We recently started migrating a few Camunda-based microflows and one of the headaches was the explosion of API keys for different model endpoints. I looked at the idea of using a single subscription to many models so we wouldn’t have to juggle dozens of keys.
From a practical standpoint, consolidating keys reduced admin overhead: fewer credentials to rotate, easier role-based access, and a single place to monitor usage and costs. But it didn’t remove all complexity. We still had to pick models for different tasks, watch rate limits, and add response validation for business-critical steps. Execution-based billing helped us estimate costs for high-frequency jobs, but you still need per-model performance monitoring.
In short: consolidation cuts credential sprawl and simplifies governance, but you must pair it with model selection policies, quotas, and observability to avoid surprises.
If you’ve tried centralizing model access, how did you handle rate limits, model fallbacks, and per-task SLAs?
we moved our whole automation stack to a single provider layer and it removed a lot of key rotation work. we also set team roles and quotas which made audits simple.
latenode gives a unified model manager and built-in monitoring which made the migration smoother.
we centralized keys into a secrets manager and created per-workflow service accounts. that way the number of keys didn’t explode and we could rotate without hunting down owners.
also set up fallback models with cheaper options for non-critical tasks.
i used middleware to abstract model calls. workflows call the middleware, and the middleware chooses model and enforces quotas. it added a small latency but simplified auditing.
In one migration away from a legacy BPM engine, we consolidated model access through a gateway service. That gateway did three things: model selection based on task type and budget, aggregated metrics per business unit, and circuit-breaker logic for rate limits. We created a simple fallback chain: primary model, secondary cheaper model, and then a cached response option. Implementing this took work up front, but it let us keep a single set of credentials in our secret store while still meeting SLAs for critical tasks. My advice: define SLAs per task before consolidating, instrument early, and add policy-based fallbacks instead of hardcoding model names.
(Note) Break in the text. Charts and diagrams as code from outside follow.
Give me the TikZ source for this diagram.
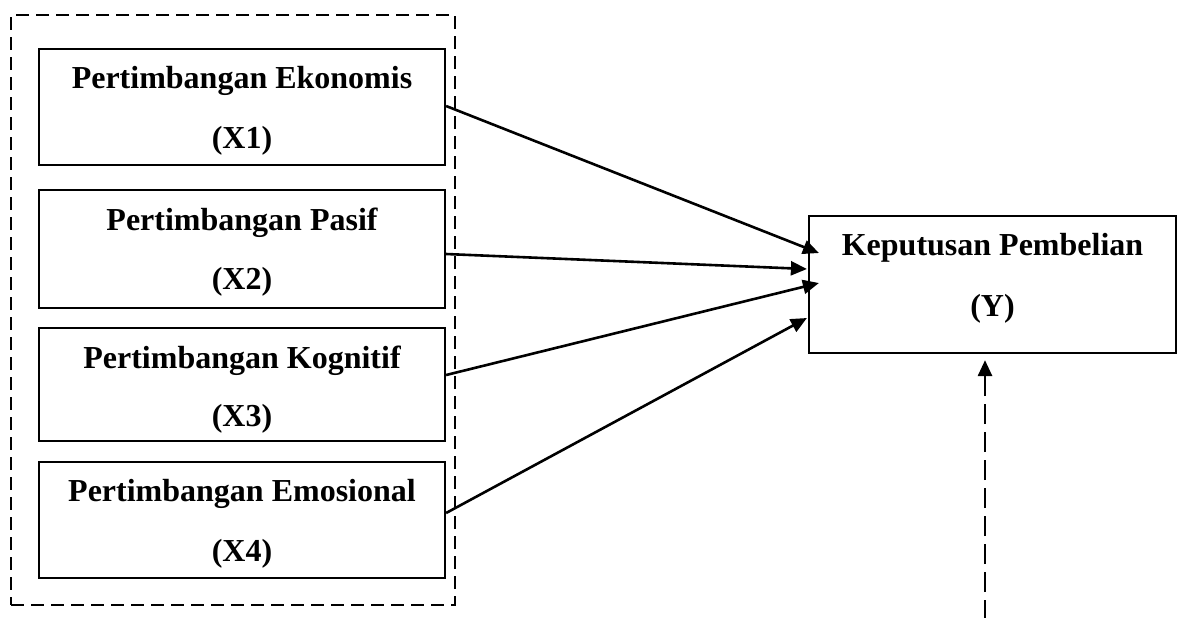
\documentclass[tikz,border=0pt]{standalone}
\usepackage{fontspec}
\setmainfont{Liberation Serif}
\usetikzlibrary{arrows.meta,calc}
\begin{document}
\begin{tikzpicture}[x=0.5pt,y=-0.5pt,
  box/.style={draw,line width=1.1pt,rectangle,inner sep=0pt},
  lbl/.style={anchor=base,font=\fontsize{16}{20}\selectfont\bfseries,inner sep=0pt},
  arr/.style={line width=1.3pt,-{Triangle[length=8pt,width=7pt]}},
  grpbox/.style={draw,line width=0.75pt,dash pattern=on 6.5pt off 3.5pt,rectangle,inner sep=0pt},
  darr/.style={line width=1.4pt,dash pattern=on 10pt off 4pt,-{Triangle[length=8pt,width=7pt]}}]
\useasboundingbox (0,0) rectangle (1177,617);
\node[grpbox,minimum width=222pt,minimum height=295pt] (grp) at (233,310) {};
\node[box,minimum width=203pt,minimum height=58pt] (x1) at (242,107) {};
\node[box,minimum width=203pt,minimum height=59pt] (x2) at (242,249) {};
\node[box,minimum width=203pt,minimum height=56.5pt] (x3) at (242,384.5) {};
\node[box,minimum width=203pt,minimum height=58pt] (x4) at (242,520) {};
\node[box,minimum width=183.5pt,minimum height=68.5pt] (y) at (992.5,284.5) {};
\node[lbl] (x1a) at ($(x1.north)+(0,41)$) {Pertimbangan Ekonomis};
\node[lbl] (x1b) at ($(x1.north)+(0,101)$) {(X1)};
\node[lbl] (x2a) at ($(x2.north)+(0,42)$) {Pertimbangan Pasif};
\node[lbl] (x2b) at ($(x2.north)+(0,101)$) {(X2)};
\node[lbl] (x3a) at ($(x3.north)+(0,42)$) {Pertimbangan Kognitif};
\node[lbl] (x3b) at ($(x3.north)+(0,100)$) {(X3)};
\node[lbl] (x4a) at ($(x4.north)+(0,41)$) {Pertimbangan Emosional};
\node[lbl] (x4b) at ($(x4.north)+(0,101)$) {(X4)};
\node[lbl] (ya) at ($(y.north)+(0,41)$) {Keputusan Pembelian};
\node[lbl] (yb) at ($(y.north)+(0,102)$) {(Y)};
\draw[arr] ($(x1.east)+(0,-1)$) -- ($(y.west)+(11,-31.5)$);
\draw[arr] ($(x2.east)+(0,5)$) -- ($(y.west)+(-1,-15.5)$);
\draw[arr] ($(x3.east)+(0,-9.5)$) -- ($(y.west)+(11,-1.5)$);
\draw[arr] ($(x4.east)+(0,-7)$) -- ($(y.west)+(-1,33.5)$);
\coordinate (ext) at (985,620);
\draw[darr] (ext) -- ($(y.south)+(-7.5,6)$);
\end{tikzpicture}
\end{document}
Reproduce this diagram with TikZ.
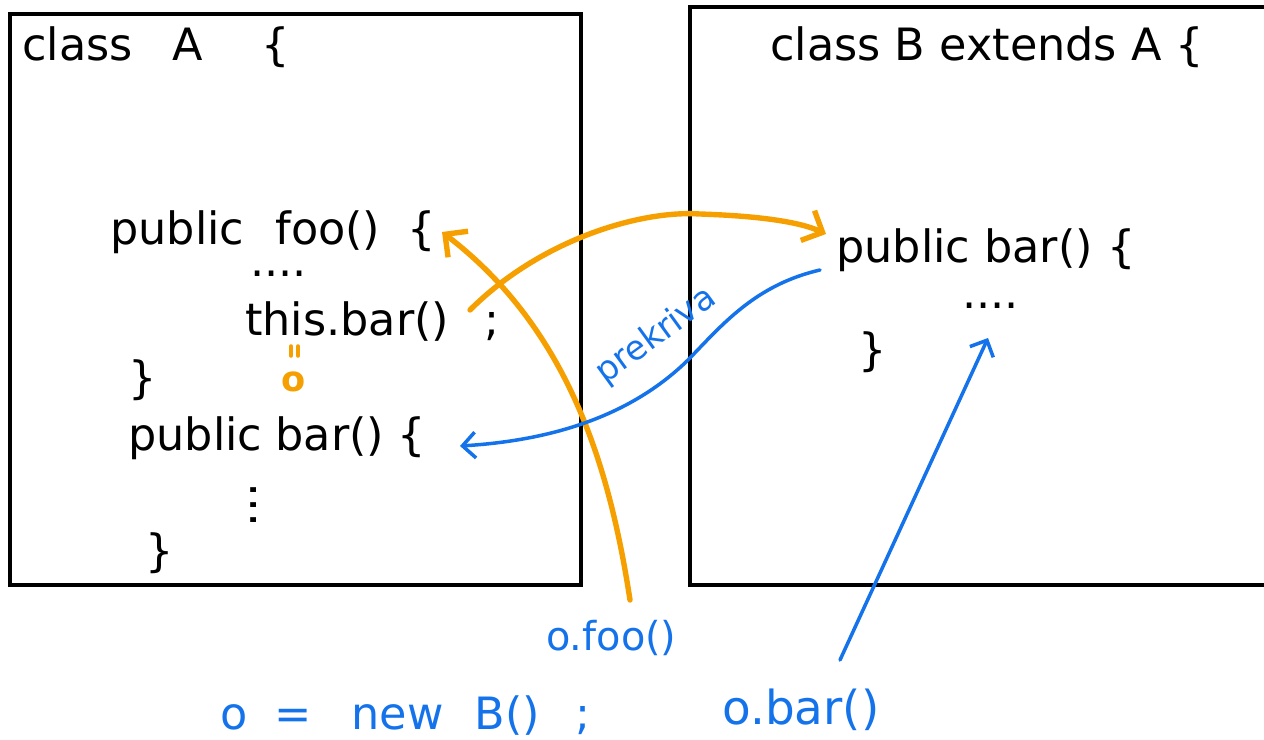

Consolidation removes surface-level friction, but operational work remains. We introduced a model selection policy: classify tasks by sensitivity and latency needs, then map them to model tiers. A thin orchestration layer handled retries and fallbacks. For governance we enforced RBAC on who can edit mappings and required usage alerts. The single-subscription approach works if you invest in that orchestration and monitoring layer; otherwise you risk opaque costs and hidden rate-limit failures.